Inference Speed comparison

Open that-rahul-guy opened this issue 1 year ago • 1 comments

Hello everyone,

  • I am trying to serve TheBloke/Mistral-7B-Instruct-v0.1-GPTQ model.

  • I'm currently serving the model via jina and internally I am doing the predictions as:

    input_ids = text_tokenizer.encode(prompt, return_tensors="pt").cuda()
    
    # Generate output with custom configuration
    output_ids = text_model.generate(input_ids, **gen_config)
    
    generated_ids = output_ids[:, num_input_tokens:]
    # Decode only the generated part
    output = text_tokenizer.decode(generated_ids[0], skip_special_tokens=True)
    

    Here manually we are generating the output tokens and then decoding it. For my test prompt, the performance is as:

    time taken: ~2.5sec token/sec: ~6

  • Now, while serving it via OpenLLM using following command: openllm start TheBloke/Mistral-7B-Instruct-v0.1-GPTQ --quantize gptq --backend pt For the same test prompt, the performance is as:

    time taken: ~30sec token/sec: ~0.5

  • Env:

    • OS: Ubuntu 20.04
    • GPU: Nvidia T4 (16GiB vRAM)
    • Cuda: 11.8

I want to discuss why is the difference so big.
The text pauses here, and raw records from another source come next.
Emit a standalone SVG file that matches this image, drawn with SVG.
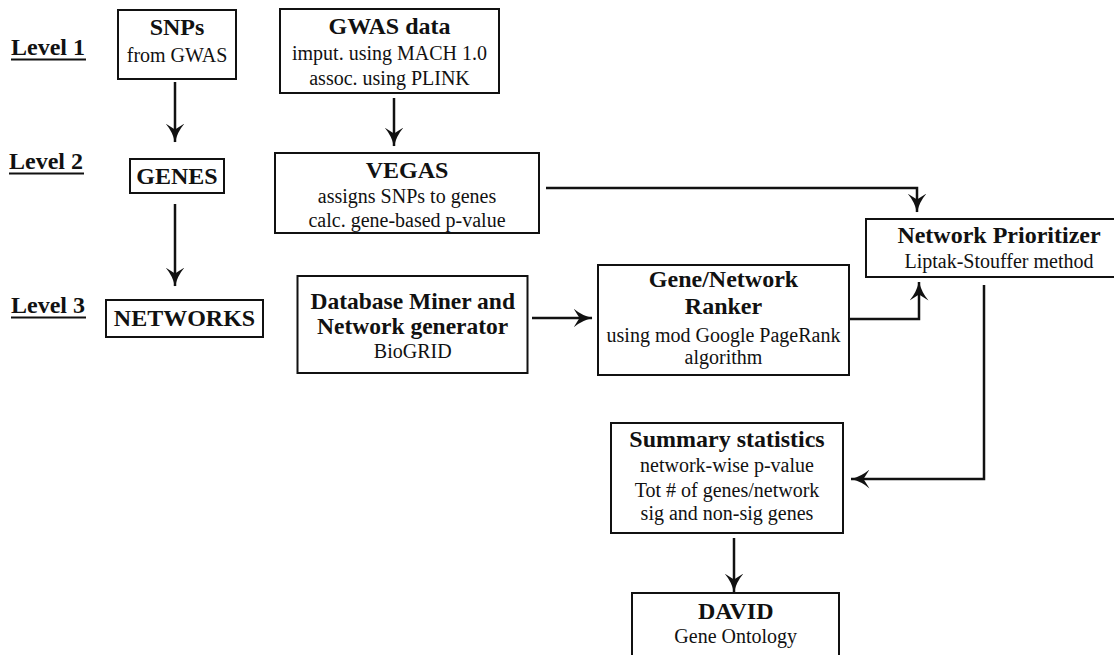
<svg xmlns="http://www.w3.org/2000/svg" width="1114" height="655" viewBox="0 0 1114 655">
<style>
.box{fill:#fff;stroke:#111;stroke-width:2}
.t{font-family:"Liberation Serif","Times New Roman",serif;fill:#111;text-anchor:middle}
.b{font-weight:bold;font-size:24px}
.r{font-size:20px}
.lv{font-family:"Liberation Serif","Times New Roman",serif;font-weight:bold;font-size:24px;fill:#111}
.ul{stroke:#111;stroke-width:2}
.c{fill:none;stroke:#111;stroke-width:2.5}
</style>
<defs>
<marker id="ah" viewBox="0 0 19 19" refX="18.5" refY="9.5" markerWidth="19" markerHeight="19" markerUnits="userSpaceOnUse" orient="auto">
<path d="M0,0 Q8,7 19,9.5 Q8,12 0,19 L6,9.5 z" fill="#111"/>
</marker>
</defs>
<rect width="1114" height="655" fill="#fff"/>
<g id="levels">
<text class="lv" x="11" y="55">Level 1</text>
<line class="ul" x1="11" y1="59.5" x2="86" y2="59.5"/>
<text class="lv" x="9" y="169">Level 2</text>
<line class="ul" x1="9" y1="173.5" x2="84" y2="173.5"/>
<text class="lv" x="11" y="313">Level 3</text>
<line class="ul" x1="11" y1="317.5" x2="86" y2="317.5"/>
</g>
<g id="snps">
<rect class="box" x="118" y="10" width="118" height="69"/>
<text class="t b" x="177" y="35">SNPs</text>
<text class="t r" x="177" y="62">from GWAS</text>
</g>
<g id="gwas">
<rect class="box" x="280" y="9" width="219" height="84"/>
<text class="t b" x="389.5" y="34">GWAS data</text>
<text class="t r" x="389.5" y="60">imput. using MACH 1.0</text>
<text class="t r" x="389.5" y="85">assoc. using PLINK</text>
</g>
<g id="genes">
<rect class="box" x="130" y="159" width="94" height="34"/>
<text class="t b" x="177" y="184">GENES</text>
</g>
<g id="vegas">
<rect class="box" x="275" y="153" width="264" height="80"/>
<text class="t b" x="407" y="178">VEGAS</text>
<text class="t r" x="407" y="203">assigns SNPs to genes</text>
<text class="t r" x="407" y="227">calc. gene-based p-value</text>
</g>
<g id="networks">
<rect class="box" x="106" y="300" width="157" height="37"/>
<text class="t b" x="184.5" y="326">NETWORKS</text>
</g>
<g id="dbminer">
<rect class="box" x="297.5" y="276" width="230" height="97"/>
<text class="t b" x="412.7" y="309" style="font-size:23.5px">Database Miner and</text>
<text class="t b" x="412.7" y="334" style="font-size:23.5px">Network generator</text>
<text class="t r" x="412.7" y="358">BioGRID</text>
</g>
<g id="ranker">
<rect class="box" x="598" y="265" width="251" height="110"/>
<text class="t b" x="723.5" y="287">Gene/Network</text>
<text class="t b" x="723.5" y="314">Ranker</text>
<text class="t r" x="723.5" y="342">using mod Google PageRank</text>
<text class="t r" x="723.5" y="364">algorithm</text>
</g>
<g id="prioritizer">
<rect class="box" x="866" y="219" width="270" height="58"/>
<text class="t b" x="999" y="243">Network Prioritizer</text>
<text class="t r" x="999" y="268">Liptak-Stouffer method</text>
</g>
<g id="summary">
<rect class="box" x="611" y="423" width="232" height="110"/>
<text class="t b" x="727" y="447">Summary statistics</text>
<text class="t r" x="727" y="472">network-wise p-value</text>
<text class="t r" x="727" y="497">Tot # of genes/network</text>
<text class="t r" x="727" y="520">sig and non-sig genes</text>
</g>
<g id="david">
<rect class="box" x="632" y="593" width="207" height="80"/>
<text class="t b" x="735.7" y="619">DAVID</text>
<text class="t r" x="735.7" y="643">Gene Ontology</text>
</g>
<g id="connectors">
<path class="c" d="M175,82 V142" marker-end="url(#ah)"/>
<path class="c" d="M394,98 V146" marker-end="url(#ah)"/>
<path class="c" d="M175,204 V286" marker-end="url(#ah)"/>
<path class="c" d="M546,188 H917 V212" marker-end="url(#ah)"/>
<path class="c" d="M532,318 H592" marker-end="url(#ah)"/>
<path class="c" d="M849,319 H919 V282" marker-end="url(#ah)"/>
<path class="c" d="M984,285 V479 H851" marker-end="url(#ah)"/>
<path class="c" d="M734,538 V592" marker-end="url(#ah)"/>
</g>
</svg>
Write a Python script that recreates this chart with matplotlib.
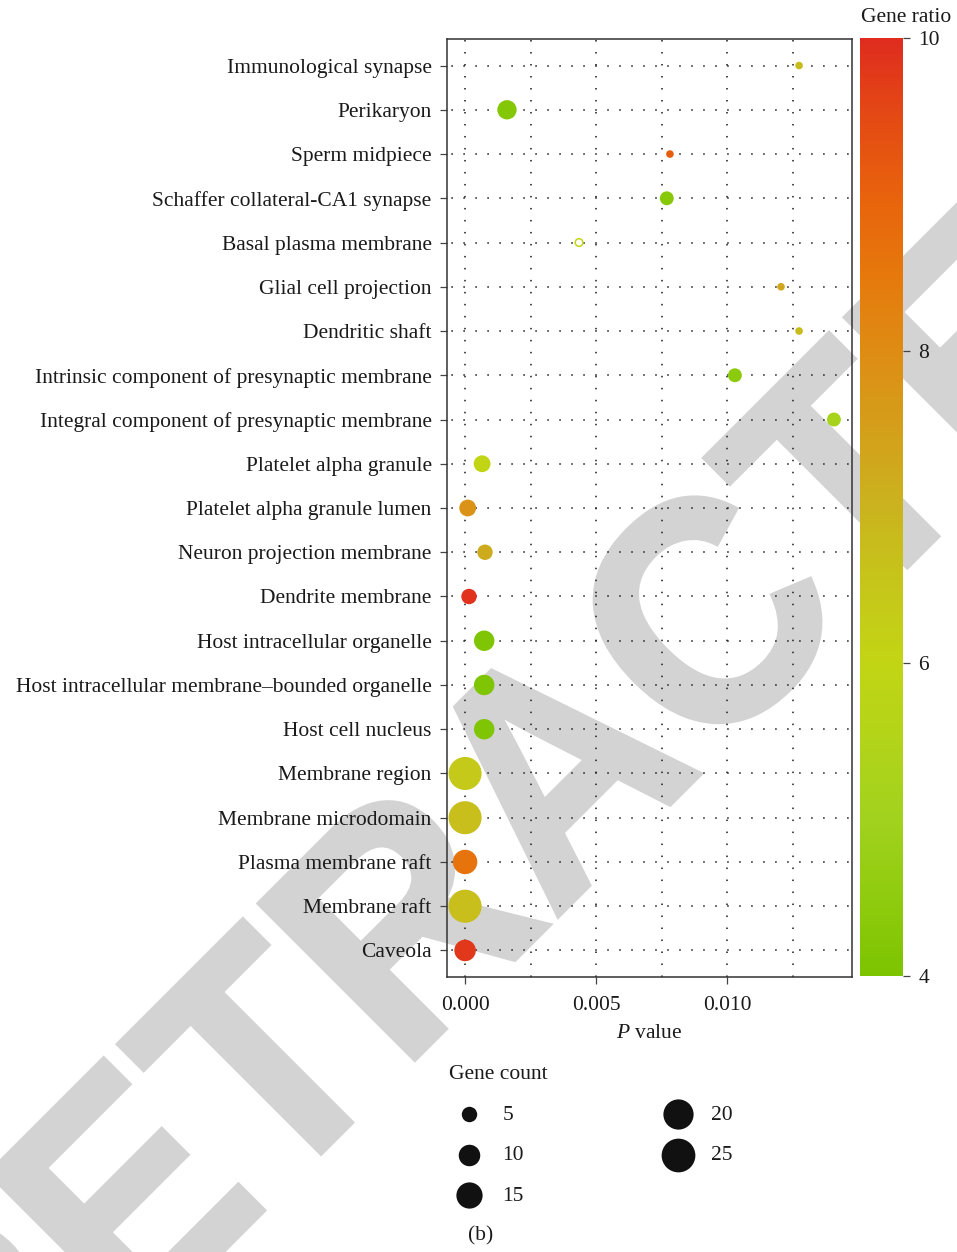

Am I doing something wrong while serving with OpenLLM? Let me know your thoughts.

Thanks

that-rahul-guy avatar Dec 18 '23 10:12 that-rahul-guy

gptq is now supported with vLLM and latest openllm version. You can test it with vLLM as I haven't update the pytorch code path for a while now.

You should see signi improve with vLLM.

aarnphm avatar Dec 18 '23 18:12 aarnphm